Прочтение в то время только что появившегося сочинения Густава де Бомон и Алексиса де Токвиль об этой нации, которая, по их словам, является убежищем свободы, немало послужило к укреплению во мне этой мысли. И точно. Можно ли было предвидеть междоусобную борьбу, которая в настоящее время пожирает родину Вашингтона. Отец мой скончался семь лет тому назад. Я имел счастье пристроить двух дочерей. Бедняжки! Я должен умолчать фамилию, под которой они были вынуждены скрывать несчастное имя своего отца, чтобы не покрыть краской стыда их невинные личики.

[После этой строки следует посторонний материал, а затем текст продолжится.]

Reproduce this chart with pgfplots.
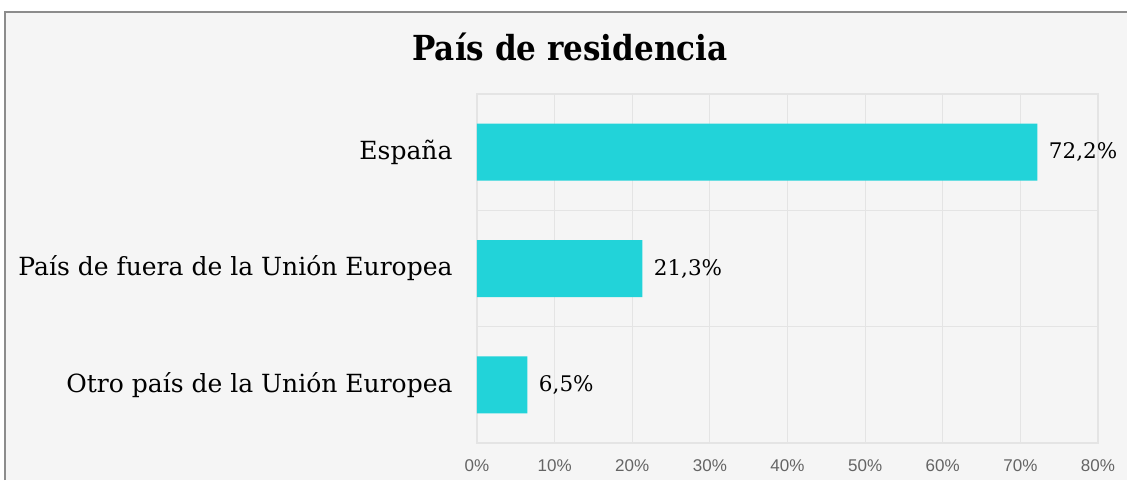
\documentclass[border=0pt]{standalone}
\usepackage{pgfplots}
\pgfplotsset{compat=1.18}
\usepackage{fontspec}
\setmainfont{DejaVu Serif}
\newfontfamily\titlefont{DejaVu Serif Condensed}
\newfontfamily\sansf{Liberation Sans}
\definecolor{barc}{RGB}{34,211,217}
\definecolor{bgc}{RGB}{245,245,245}
\definecolor{gridc}{RGB}{228,228,228}
\definecolor{tickc}{RGB}{100,100,100}
\definecolor{framec}{RGB}{140,140,140}
\begin{document}
\begin{tikzpicture}[x=1pt,y=1pt]
\useasboundingbox (0,0) rectangle (1127,480);
\fill[white] (0,0) rectangle (1127,480);
\fill[bgc] (5,0) rectangle (1127,468);
\draw[framec,line width=1.2pt] (5,0) -- (5,468) -- (1127,468);
\node[font={\titlefont\bfseries\fontsize{34.5}{40}\selectfont}] at (570,433) {País de residencia};
\begin{axis}[
  at={(477pt,37pt)}, anchor=south west,
  scale only axis, width=621pt, height=349pt,
  xmin=0, xmax=80, ymin=0.5, ymax=3.5,
  xbar, bar width=57pt,
  xtick={0,10,...,80},
  xticklabels={0\%,10\%,20\%,30\%,40\%,50\%,60\%,70\%,80\%},
  xticklabel style={font={\sansf\fontsize{17}{20}\selectfont}, text=tickc, yshift=-13pt},
  ytick={1,2,3},
  yticklabels={Otro país de la Unión Europea,País de fuera de la Unión Europea,España},
  yticklabel style={font={\fontsize{25}{30}\selectfont}, xshift=-21pt},
  minor ytick={1.5,2.5},
  xmajorgrids, yminorgrids,
  grid style={gridc, line width=1.2pt},
  minor grid style={gridc, line width=1.2pt},
  major tick length=0pt, minor tick length=0pt,
  axis line style={gridc, line width=1.2pt},
  nodes near coords={\pgfmathprintnumber[fixed,fixed zerofill,precision=1,use comma,assume math mode=true]{\pgfplotspointmeta}\%},
  nodes near coords style={font={\fontsize{21.5}{26}\selectfont}, anchor=west, xshift=8pt},
  point meta=x,
]
\addplot[fill=barc, draw=none] coordinates {(6.5,1) (21.3,2) (72.2,3)};
\end{axis}
\end{tikzpicture}
\end{document}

Но в Париже меня удерживала цель выше всех соблазнов, выше всех приманок — моя мать, семидесятилетняя старушка, которая, несомненно, захотела бы сопутствовать мне, если бы я имел неблагоразумие открыть ей свое желание, и которая никогда бы не перенесла столь долгого путешествия. Поэтому я должен был остаться подле нее, чтобы не лишать ее забот, к которым она привыкла, охранять ее старость и спокойно закрыть ее глаза, столь часто переполненные слезами.
Увы! Это последнее горе уже вскоре постигло меня. Три года спустя я должен был перенести невозвратную потерю — смерть достойной и обожаемой женщины, дважды дав мне жизнь: носив меня в своем чреве и своими советами поддерживая меня в стойкости к перенесению моей жалкой участи.
То был роковой удар для меня, удар, который на долгое время погасил энергию, возникшую во мне при извещении о моем увольнении. Между тем, шло время; я достиг того возраста, в котором человек не может питать иллюзию приступить к жизни вторично. Поэтому я окончательно бросил мысль покинуть Отечество.
Однако я спешил покинуть Париж и уехать в отдаленное и тихое местечко, где бы ничто не могло напомнить мне о печальном занятии в лучшие годы моей юности и зрелого возраста. Я ношу уже с двенадцатого года чужое имя, пользуясь с тайным чувством стыда дружбой, употребить во зло которую я боюсь, и утратить которую я опасаюсь при первом открытии моего инкогнито; наконец, имея право любить только некоторых животных, товарищей моего уединения и которым (да простит мне читатель Пифагорскую чувствительность) я дарю удвоенные ласки, чтобы утешиться, чтобы найти силы подавить в себе человеческие чувства, казня себе подобных.
Увы! Напрасная предосторожность нашего бедного разума! Я чувствую, что здесь, в печальном моем уединении, где я думал найти убежище от моих воспоминаний, они против моей воли возникают и гнетут меня всей своей тяжестью. И вот, достигнув шестидесятилетнего возраста, утомленный жизнью, в которой я ничего не знал, кроме горечи, мне пришла странная, одуряющая мысль написать книгу, первые страницы которой посвящены «Предисловию».
Безделье и уединение — плохая среда для воображения, которое лишь требует объяснений. Поэтому я более не в состоянии был оставаться наедине со своими мыслями.
Удрученный тысячью идеями, напоминавшими мне о моем зловещем предопределении с самого рождения, о моем звании, я невольно переносился к эпохе, когда случай, о котором я расскажу ниже и который, несмотря на действительность, напоминает по своему романтизму один из поэтических вымыслов нашей литературы, ввел в наше поколение зловещее наследие, передать которое мне, благодаря Господу Богу, некому. Я вспомнил ряд своих предков, в числе которых даже семилетний ребенок не имел пощады. Прадед мой, Шарль-Баптист Сансон, родившийся в Париже 19 апреля 1719 года, вступил в должность своего отца 2 октября 1726 года, но так как было невозможно, чтобы ребенок его лет сам мог выполнять такую обязанность, на которую был обличен, то Парламент дал ему в помощники палача по имени Прюдом, требуя, чтобы он хотя бы присутствовал при всех казнях, совершавшихся в то время, чтобы придать им законный вид. Разве это несовершеннолетие, и эти постановления правительства не достойны замечания в истории эшафота!
Я вспомнил своего деда, облаченного в одежду Несси, в ту отдаленную эпоху, в которую слово «страх» было выражением слишком нежным, когда он был вынужден отсекать кровавым лезвием топора головы как самых невинных, так и самых виновных людей. Потеряв всякое сознание своего униженного положения, не обращая внимания на презрение жертв, которые, что касается меня, никогда не могли заглушить крика моего сердца и угрызений совести. Мое воображение рисовало мне этого старца, бледный лик которого я видел, будучи ребенком, исполнявшего свои зловещие обязанности среди борьбы пожирающих себя партий, видя побежденными — победителей вчерашнего дня, и на завтра — победителей сегодняшнего; исполнителя той жажды крови, которая была самым характерным явлением этого невероятного момента в нашей истории.